SET EXERCISE
Transcribe the listing in full, excluding any pictures.

_ _ _ _ _

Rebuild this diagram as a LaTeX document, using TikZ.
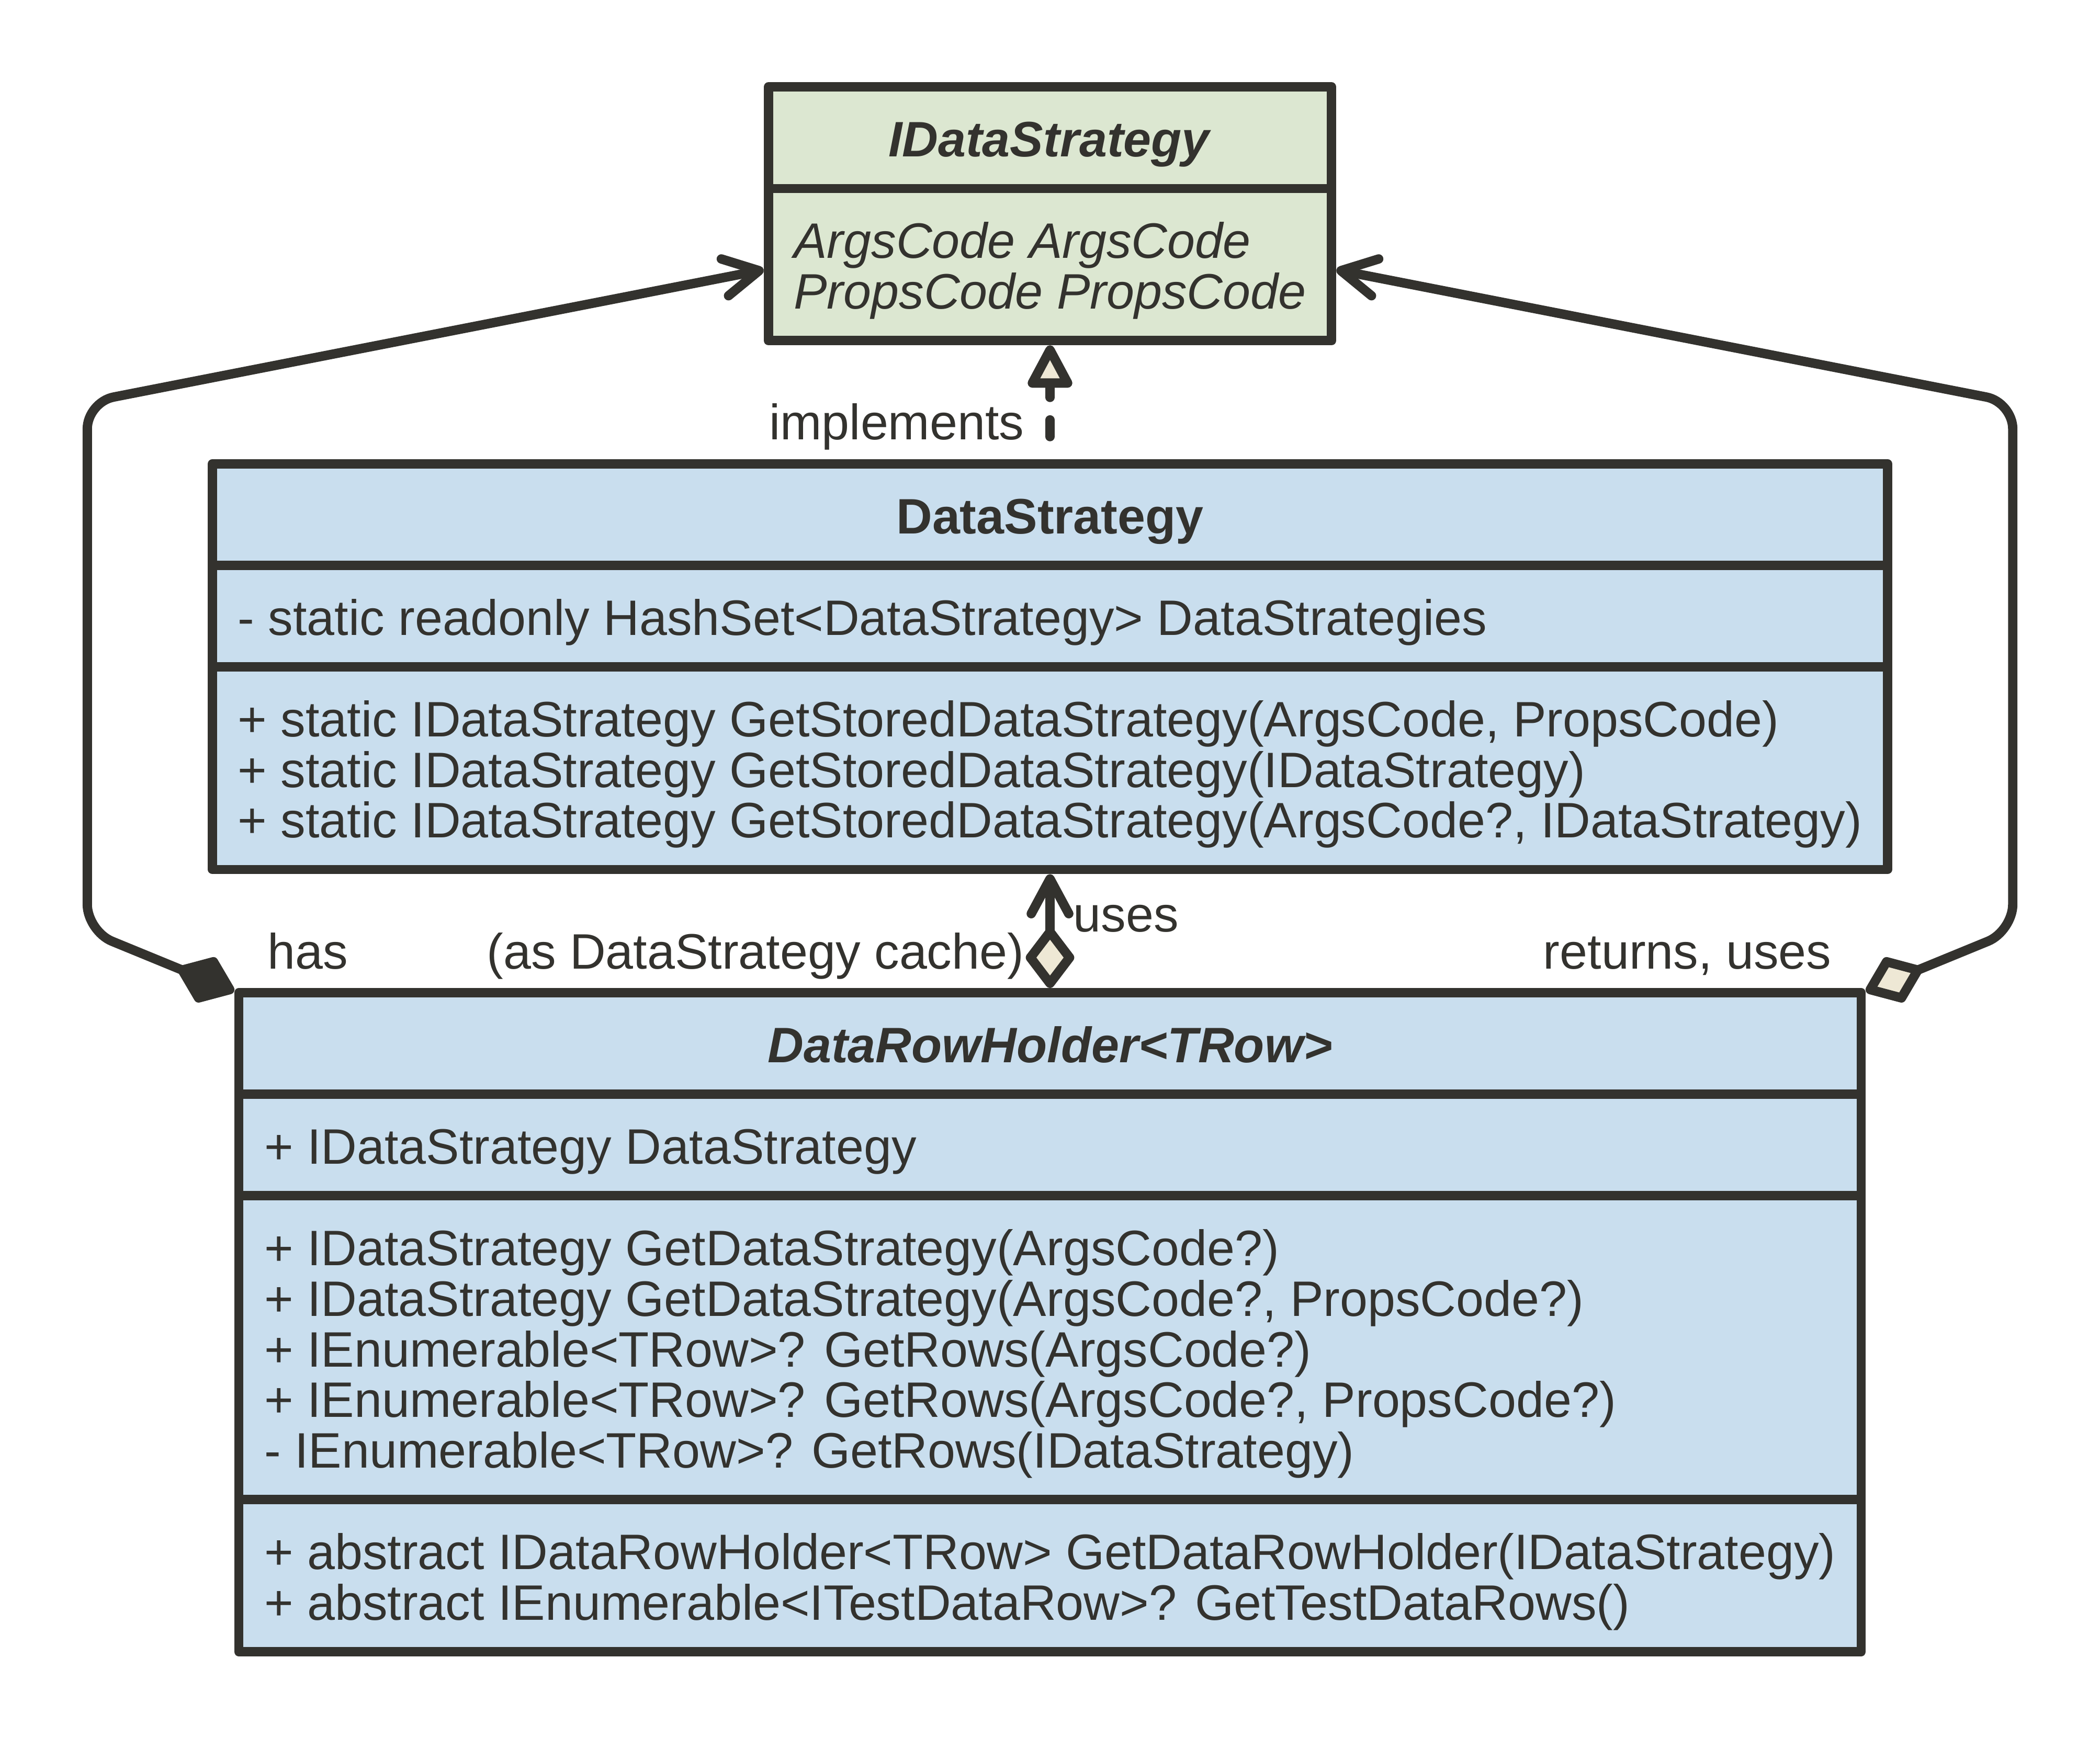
\documentclass[tikz,border=0pt]{standalone}
\usepackage{fontspec}
\setmainfont{Liberation Sans}
\usetikzlibrary{positioning, calc, shapes.multipart, arrows.meta}
\definecolor{ink}{RGB}{51,50,46}
\definecolor{ifacegreen}{RGB}{220,231,209}
\definecolor{classblue}{RGB}{201,222,238}
\definecolor{cream}{RGB}{238,232,213}
\newcommand\umlfont{\fontsize{18.6pt}{18.9pt}\selectfont}
\newcommand\umlrow[1]{\raisebox{0pt}[16.5pt][2.3pt]{#1}}

\begin{document}
\begin{tikzpicture}[
    node distance=42.5pt,
    umlclass/.style={rectangle split, rectangle split part align={center,left,left,left}, draw=ink, line width=3.5pt, line join=round, text=ink, font=\umlfont, inner xsep=9.5pt, inner ysep=7.8pt, align=left},
    iface/.style={umlclass, fill=ifacegreen},
    cls/.style={umlclass, fill=classblue},
    link/.style={draw=ink, color=ink, line width=3.5pt, rounded corners=10pt},
    lbl/.style={text=ink, font=\umlfont, inner sep=0pt},
    openbarb/.tip={Straight Barb[length=13pt, width=14pt, round]},
    aggdia/.tip={Diamond[fill=cream, length=25pt, width=19pt, round]},
    compdia/.tip={Diamond[fill=ink, length=25pt, width=19pt, round]},
    realize/.tip={Triangle[fill=cream, length=18pt, width=18pt, round]}
  ]
    \useasboundingbox (0,0) rectangle (784pt,-649pt);

    % interface
    \node[iface, rectangle split parts=2, anchor=north] (ids) at (392pt,-30.75pt)
      {\umlrow{\textbf{\textit{IDataStrategy}}}
       \nodepart{two}\umlrow{\textit{ArgsCode ArgsCode}}\\\umlrow{\textit{PropsCode PropsCode}}};

    % classes
    \node[cls, rectangle split parts=3, below=of ids] (ds)
      {\umlrow{\textbf{DataStrategy}}
       \nodepart{two}\umlrow{- static readonly HashSet<DataStrategy> DataStrategies}
       \nodepart{three}\umlrow{+ static IDataStrategy GetStoredDataStrategy(ArgsCode, PropsCode)}\\
         \umlrow{+ static IDataStrategy GetStoredDataStrategy(IDataStrategy)}\\
         \umlrow{+ static IDataStrategy GetStoredDataStrategy(ArgsCode?, IDataStrategy)}};
    \node[cls, rectangle split parts=4, below=of ds] (drh)
      {\umlrow{\textbf{\textit{DataRowHolder<TRow>}}}
       \nodepart{two}\umlrow{+ IDataStrategy DataStrategy}
       \nodepart{three}\umlrow{+ IDataStrategy GetDataStrategy(ArgsCode?)}\\
         \umlrow{+ IDataStrategy GetDataStrategy(ArgsCode?, PropsCode?)}\\
         \umlrow{+ IEnumerable<TRow>? GetRows(ArgsCode?)}\\
         \umlrow{+ IEnumerable<TRow>? GetRows(ArgsCode?, PropsCode?)}\\
         \umlrow{- IEnumerable<TRow>? GetRows(IDataStrategy)}
       \nodepart{four}\umlrow{+ abstract IDataRowHolder<TRow> GetDataRowHolder(IDataStrategy)}\\
         \umlrow{+ abstract IEnumerable<ITestDataRow>? GetTestDataRows()}};

    % routing points
    \coordinate (upper) at ($(ids.south)!0.5!(ds.north)$);
    \coordinate (lower) at ($(ds.south)!0.5!(drh.north)$);
    \coordinate (lx) at ($(ds.west)+(-45pt,0)$);
    \coordinate (rx) at ($(ds.east)+(45pt,0)$);

    % connectors
    \draw[link, line cap=round, dash pattern=on 6.25pt off 8.4pt, dash phase=6.25pt, -realize] (ds) -- (ids);
    \draw[link, compdia-openbarb] (drh) -- (lx |- lower) -- (lx |- upper) -- (ids);
    \draw[link, aggdia-openbarb] (drh) -- (rx |- lower) -- (rx |- upper) -- (ids);
    \draw[link, aggdia-openbarb] (drh) -- (ds);

    % labels
    \node[lbl, anchor=base east] (implbl) at ($(ds.north)+(-9.5pt,7.2pt)$) {implements};
    \node[lbl, anchor=base west] (useslbl) at ($(drh.north)+(8.5pt,21pt)$) {uses};
    \node[lbl, anchor=base east] (cachelbl) at ($(drh.north)+(-9.5pt,7.2pt)$) {(as DataStrategy cache)};
    \node[lbl, anchor=base west] (haslbl) at ($(drh.north west)+(12.3pt,7.2pt)$) {has};
    \node[lbl, anchor=base east] (retlbl) at ($(drh.north east)+(-12.7pt,7.2pt)$) {returns, uses};
\end{tikzpicture}
\end{document}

_ _ _ _ _

THE SOLUTION
Rebuild this diagram as a LaTeX document, using TikZ.
\documentclass[tikz,border=0pt]{standalone}
\usepackage{fontspec}
\setmainfont{Liberation Sans}
\usetikzlibrary{positioning, calc, shapes.multipart, arrows.meta}
\definecolor{ink}{RGB}{51,50,46}
\definecolor{ifacegreen}{RGB}{220,231,209}
\definecolor{classblue}{RGB}{201,222,238}
\definecolor{cream}{RGB}{238,232,213}
\newcommand\umlfont{\fontsize{18.6pt}{18.9pt}\selectfont}
\newcommand\umlrow[1]{\raisebox{0pt}[16.5pt][2.3pt]{#1}}

\begin{document}
\begin{tikzpicture}[
    node distance=42.5pt,
    umlclass/.style={rectangle split, rectangle split part align={center,left,left,left}, draw=ink, line width=3.5pt, line join=round, text=ink, font=\umlfont, inner xsep=9.5pt, inner ysep=7.8pt, align=left},
    iface/.style={umlclass, fill=ifacegreen},
    cls/.style={umlclass, fill=classblue},
    link/.style={draw=ink, color=ink, line width=3.5pt, rounded corners=10pt},
    lbl/.style={text=ink, font=\umlfont, inner sep=0pt},
    openbarb/.tip={Straight Barb[length=13pt, width=14pt, round]},
    aggdia/.tip={Diamond[fill=cream, length=25pt, width=19pt, round]},
    compdia/.tip={Diamond[fill=ink, length=25pt, width=19pt, round]},
    realize/.tip={Triangle[fill=cream, length=18pt, width=18pt, round]}
  ]
    \useasboundingbox (0,0) rectangle (784pt,-649pt);

    % interface
    \node[iface, rectangle split parts=2, anchor=north] (ids) at (392pt,-30.75pt)
      {\umlrow{\textbf{\textit{IDataStrategy}}}
       \nodepart{two}\umlrow{\textit{ArgsCode ArgsCode}}\\\umlrow{\textit{PropsCode PropsCode}}};

    % classes
    \node[cls, rectangle split parts=3, below=of ids] (ds)
      {\umlrow{\textbf{DataStrategy}}
       \nodepart{two}\umlrow{- static readonly HashSet<DataStrategy> DataStrategies}
       \nodepart{three}\umlrow{+ static IDataStrategy GetStoredDataStrategy(ArgsCode, PropsCode)}\\
         \umlrow{+ static IDataStrategy GetStoredDataStrategy(IDataStrategy)}\\
         \umlrow{+ static IDataStrategy GetStoredDataStrategy(ArgsCode?, IDataStrategy)}};
    \node[cls, rectangle split parts=4, below=of ds] (drh)
      {\umlrow{\textbf{\textit{DataRowHolder<TRow>}}}
       \nodepart{two}\umlrow{+ IDataStrategy DataStrategy}
       \nodepart{three}\umlrow{+ IDataStrategy GetDataStrategy(ArgsCode?)}\\
         \umlrow{+ IDataStrategy GetDataStrategy(ArgsCode?, PropsCode?)}\\
         \umlrow{+ IEnumerable<TRow>? GetRows(ArgsCode?)}\\
         \umlrow{+ IEnumerable<TRow>? GetRows(ArgsCode?, PropsCode?)}\\
         \umlrow{- IEnumerable<TRow>? GetRows(IDataStrategy)}
       \nodepart{four}\umlrow{+ abstract IDataRowHolder<TRow> GetDataRowHolder(IDataStrategy)}\\
         \umlrow{+ abstract IEnumerable<ITestDataRow>? GetTestDataRows()}};

    % routing points
    \coordinate (upper) at ($(ids.south)!0.5!(ds.north)$);
    \coordinate (lower) at ($(ds.south)!0.5!(drh.north)$);
    \coordinate (lx) at ($(ds.west)+(-45pt,0)$);
    \coordinate (rx) at ($(ds.east)+(45pt,0)$);

    % connectors
    \draw[link, line cap=round, dash pattern=on 6.25pt off 8.4pt, dash phase=6.25pt, -realize] (ds) -- (ids);
    \draw[link, compdia-openbarb] (drh) -- (lx |- lower) -- (lx |- upper) -- (ids);
    \draw[link, aggdia-openbarb] (drh) -- (rx |- lower) -- (rx |- upper) -- (ids);
    \draw[link, aggdia-openbarb] (drh) -- (ds);

    % labels
    \node[lbl, anchor=base east] (implbl) at ($(ds.north)+(-9.5pt,7.2pt)$) {implements};
    \node[lbl, anchor=base west] (useslbl) at ($(drh.north)+(8.5pt,21pt)$) {uses};
    \node[lbl, anchor=base east] (cachelbl) at ($(drh.north)+(-9.5pt,7.2pt)$) {(as DataStrategy cache)};
    \node[lbl, anchor=base west] (haslbl) at ($(drh.north west)+(12.3pt,7.2pt)$) {has};
    \node[lbl, anchor=base east] (retlbl) at ($(drh.north east)+(-12.7pt,7.2pt)$) {returns, uses};
\end{tikzpicture}
\end{document}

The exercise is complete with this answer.